I won’t say good night’s sleep, but definitely better thanks to David taking the early out puppy shift (2:00 AM). Yesterday my cumulative lack of sleep had it’s way with me.
And did I mention Finley fell off the dock into the lake (good news; she’s a great swimmer!). By the time I made it to Kaitlyn’s TKD class, I was done for. I think this picture is a good visualization of looking “done for.” 😂
I had a therapy/vent session with Danielle which helped a ton and got me through making dinner and getting into bed early at 9:00 PM with the help of my CBD/melatonin friend.
The hour before bed, I spent emailing with one of Finley’s litter mate moms and googling information to learn more about nosodes and raw diet and parvo. Having a puppy in many ways feels like having a baby again and the weight of being the decision maker for her health choices feels paralyzing at times.
David helps so much in these times by reminding me there is no single correct path forward. We need to do what we think is best, then move forward and stop questioning it. How can guys do this so easily?! I wish I had that gift, but I know he’s right.
There are some (many? all?) things in life that we will never know the outcome if we had taken another path. Second guessing our decisions leads to stress and worry that doesn’t do us any good. The best we can do is educate ourselves best we can, pick a path, move forward, and believe in the best outcome.

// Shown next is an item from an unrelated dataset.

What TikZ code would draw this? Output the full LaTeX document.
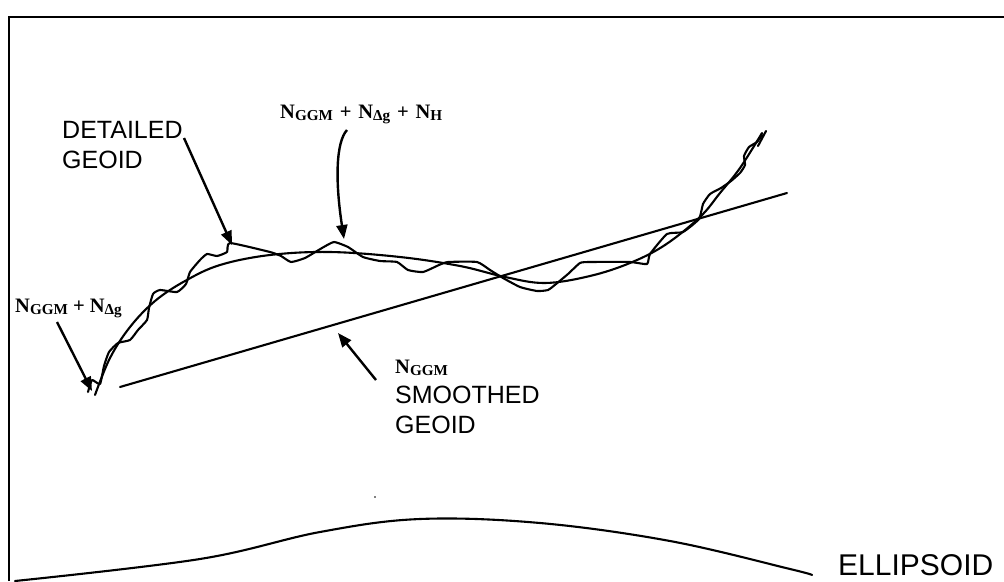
\documentclass[tikz,border=0pt]{standalone}
\usepackage{fontspec}
\setmainfont{Liberation Serif}
\newfontfamily\arialf{Liberation Sans}
\usetikzlibrary{arrows.meta}
\newcommand{\gsub}[1]{\raisebox{-0.14em}{\scalebox{0.74}{#1}}}
\tikzset{
  line/.style={line width=2.1pt, line cap=round, line join=round},
  arr/.style={line width=2.4pt, -{Triangle[length=14pt,width=11pt]}},
  sanslbl/.style={font=\arialf\fontsize{25}{30}\selectfont, anchor=base west, inner sep=0pt, align=left},
  nlbl/.style={font=\bfseries\fontsize{20.5}{22}\selectfont, anchor=base west, inner sep=0pt},
}
\begin{document}
\begin{tikzpicture}[x=1pt,y=-1pt]
\useasboundingbox (0,0) rectangle (1004,581);
% frame (top and left only)
\draw[line width=2.4pt] (9,581) -- (9,17) -- (1004,17);

% smoothed geoid (straight line)
\coordinate (sg1) at (120,387);
\coordinate (sg2) at (787,193);
\draw[line] (sg1) -- (sg2);

% N_GGM + N_dg curve
\draw[line] plot[smooth, tension=0.6] coordinates {
 (95,395) (110,358) (130,327) (155,301) (185,281) (220,265) (270,255)
 (330,252) (400,257) (460,266) (505,277) (545,283) (590,276) (630,263)
 (665,245) (700,217) (720,193) (740,168) (762,133)};

% detailed geoid
\draw[line] plot[smooth, tension=0.3] coordinates {
 (88,392) (92,380) (100,384) (104,366) (109,352) (118,343) (130,340) (138,330)
 (147,320) (149,308) (153,294) (160,290) (177,292) (186,284) (190,272) (200,260)
 (207,254) (217,256) (227,252) (230,243) (270,252) (281,256) (291,262) (305,258)
 (322,248) (334,242) (348,247) (363,257) (380,261) (397,262) (408,270) (423,272)
 (439,265) (448,262) (477,262) (490,270) (503,278) (520,287) (537,291) (548,290)
 (556,284) (568,274) (580,263) (590,262) (630,262) (647,264) (650,254) (667,234)
 (683,232) (699,219) (703,204) (710,194) (721,188) (731,181) (740,173) (745,165)
 (744,156) (749,147) (757,142) (762,135)};
\draw[line] (758,146) -- (766,131);

% ellipsoid
\draw[line] plot[smooth, tension=0.6] coordinates {
 (15,581) (200,559) (320,532) (420,519) (540,523) (670,541) (790,569) (812,575)};
\fill (375,497) circle (0.9);

% labels
\node[sanslbl] (det) at (62,168) {DETAILED\\GEOID};
\node[sanslbl] (smo) at (395,433) {SMOOTHED\\GEOID};
\node[font=\arialf\fontsize{30}{34}\selectfont, anchor=base west, inner sep=0pt] (ell) at (838,575) {ELLIPSOID};
\node[nlbl] (n3) at (280,118) {N\gsub{GGM}\,\,+\,\,N\gsub{Δg}\,\,+\,\,N\gsub{H}};
\node[nlbl] (n2) at (15,312) {N\gsub{GGM} + N\gsub{Δg}};
\node[nlbl] (n1) at (395,373) {N\gsub{GGM}};

% arrows
\coordinate (a1s) at (184,138);
\coordinate (a1e) at (232,245);
\draw[arr] (a1s) -- (a1e);
\coordinate (a2s) at (347,130);
\coordinate (a2e) at (344,239);
\draw[arr] (a2s) .. controls (336,142) and (335,180) .. (a2e);
\coordinate (a3s) at (57,322);
\coordinate (a3e) at (92,391);
\draw[arr] (a3s) -- (a3e);
\coordinate (a4s) at (376,380);
\coordinate (a4e) at (338,333);
\draw[arr] (a4s) -- (a4e);
\end{tikzpicture}
\end{document}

I’m feeling better this morning. Gosh how I love mornings. I have a happy, sleeping puppy at my side. I just ordered my Christmas cards. I’m going to do the online Christmas shopping today that I keep saying I’m going to do. And we have co-op today, which is always fun!
I had the girls make their own lunches last night and wondered why I don’t do it every week? I will from now on; it was such a load of of me to have them pick and pack their lunches while I made dinner.
I am hopeful I can finish putting up the Christmas decorations that are currently strewn all over the upstairs hallway. With our new living room set up we had nowhere to put them so on a whim I ordered these two tables last week and they are supposed to arrive today. Fingers crossed that they work!
Are you currently experiencing analysis paralysis with something? How do you handle it?